** What is being asked **
Starting with the first line below, extract each line through the one that contains "value_max = 400", inclusive, excluding pictures.

##### Material provided

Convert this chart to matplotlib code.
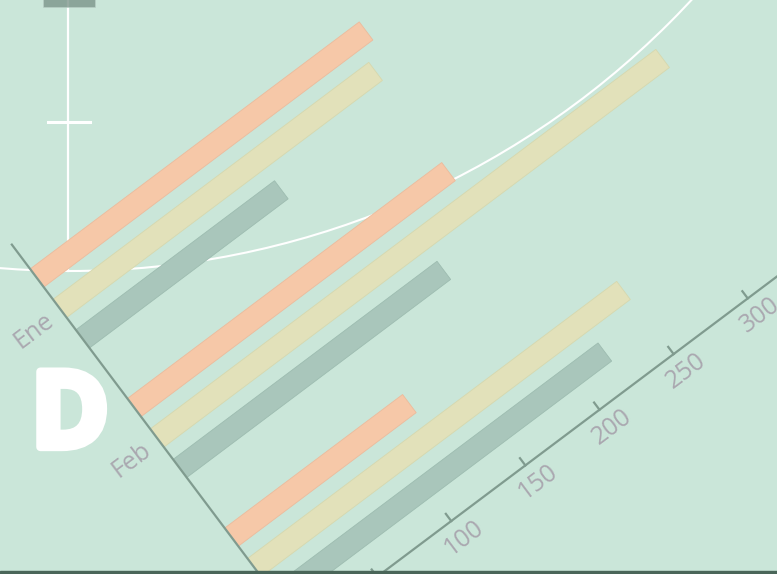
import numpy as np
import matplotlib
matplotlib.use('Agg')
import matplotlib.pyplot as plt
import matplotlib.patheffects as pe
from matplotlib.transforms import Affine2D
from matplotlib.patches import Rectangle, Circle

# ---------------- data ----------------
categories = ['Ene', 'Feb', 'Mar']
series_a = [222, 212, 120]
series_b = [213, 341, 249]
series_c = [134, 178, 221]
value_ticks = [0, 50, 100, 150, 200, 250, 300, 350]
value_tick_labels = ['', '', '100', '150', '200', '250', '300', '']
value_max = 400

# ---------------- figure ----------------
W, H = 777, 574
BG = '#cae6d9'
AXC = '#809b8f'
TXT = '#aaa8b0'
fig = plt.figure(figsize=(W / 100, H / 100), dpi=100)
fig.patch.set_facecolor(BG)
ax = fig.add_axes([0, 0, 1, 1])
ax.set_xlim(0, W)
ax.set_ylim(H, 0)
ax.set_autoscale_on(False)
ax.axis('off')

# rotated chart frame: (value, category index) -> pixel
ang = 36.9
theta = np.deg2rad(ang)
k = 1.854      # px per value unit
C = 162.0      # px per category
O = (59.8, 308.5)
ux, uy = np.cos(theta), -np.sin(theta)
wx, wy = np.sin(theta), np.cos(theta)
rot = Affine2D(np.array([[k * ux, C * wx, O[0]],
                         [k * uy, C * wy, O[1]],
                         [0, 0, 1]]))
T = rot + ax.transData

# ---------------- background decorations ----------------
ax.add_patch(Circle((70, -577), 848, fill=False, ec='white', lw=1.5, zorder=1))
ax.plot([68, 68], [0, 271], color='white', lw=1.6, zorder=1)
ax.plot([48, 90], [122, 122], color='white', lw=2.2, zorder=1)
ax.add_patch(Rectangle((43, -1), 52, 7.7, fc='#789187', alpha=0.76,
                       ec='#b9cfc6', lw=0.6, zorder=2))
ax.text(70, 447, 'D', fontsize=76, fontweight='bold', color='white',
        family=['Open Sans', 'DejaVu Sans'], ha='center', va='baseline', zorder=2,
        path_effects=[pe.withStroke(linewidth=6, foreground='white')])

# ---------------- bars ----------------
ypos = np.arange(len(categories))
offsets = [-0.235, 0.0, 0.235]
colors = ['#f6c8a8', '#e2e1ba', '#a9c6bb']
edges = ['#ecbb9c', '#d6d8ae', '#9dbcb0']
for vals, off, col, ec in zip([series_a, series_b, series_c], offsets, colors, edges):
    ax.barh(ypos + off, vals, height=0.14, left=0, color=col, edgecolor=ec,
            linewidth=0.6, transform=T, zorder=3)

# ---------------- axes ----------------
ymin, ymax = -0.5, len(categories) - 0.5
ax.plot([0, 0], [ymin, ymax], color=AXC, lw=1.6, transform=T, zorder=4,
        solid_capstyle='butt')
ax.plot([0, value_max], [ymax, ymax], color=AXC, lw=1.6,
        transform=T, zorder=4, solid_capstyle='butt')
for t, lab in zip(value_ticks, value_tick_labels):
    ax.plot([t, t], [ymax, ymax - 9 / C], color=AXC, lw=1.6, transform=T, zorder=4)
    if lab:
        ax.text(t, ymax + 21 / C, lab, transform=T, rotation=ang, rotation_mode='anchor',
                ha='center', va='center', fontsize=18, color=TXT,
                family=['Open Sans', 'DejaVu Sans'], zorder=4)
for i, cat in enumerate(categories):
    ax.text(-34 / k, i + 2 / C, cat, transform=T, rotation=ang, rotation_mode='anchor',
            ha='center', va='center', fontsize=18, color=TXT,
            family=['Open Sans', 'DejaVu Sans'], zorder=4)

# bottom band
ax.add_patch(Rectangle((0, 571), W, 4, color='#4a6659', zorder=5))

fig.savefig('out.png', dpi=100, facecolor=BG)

##########

** Result of the task **
Convert this chart to matplotlib code.
import numpy as np
import matplotlib
matplotlib.use('Agg')
import matplotlib.pyplot as plt
import matplotlib.patheffects as pe
from matplotlib.transforms import Affine2D
from matplotlib.patches import Rectangle, Circle

# ---------------- data ----------------
categories = ['Ene', 'Feb', 'Mar']
series_a = [222, 212, 120]
series_b = [213, 341, 249]
series_c = [134, 178, 221]
value_ticks = [0, 50, 100, 150, 200, 250, 300, 350]
value_tick_labels = ['', '', '100', '150', '200', '250', '300', '']
value_max = 400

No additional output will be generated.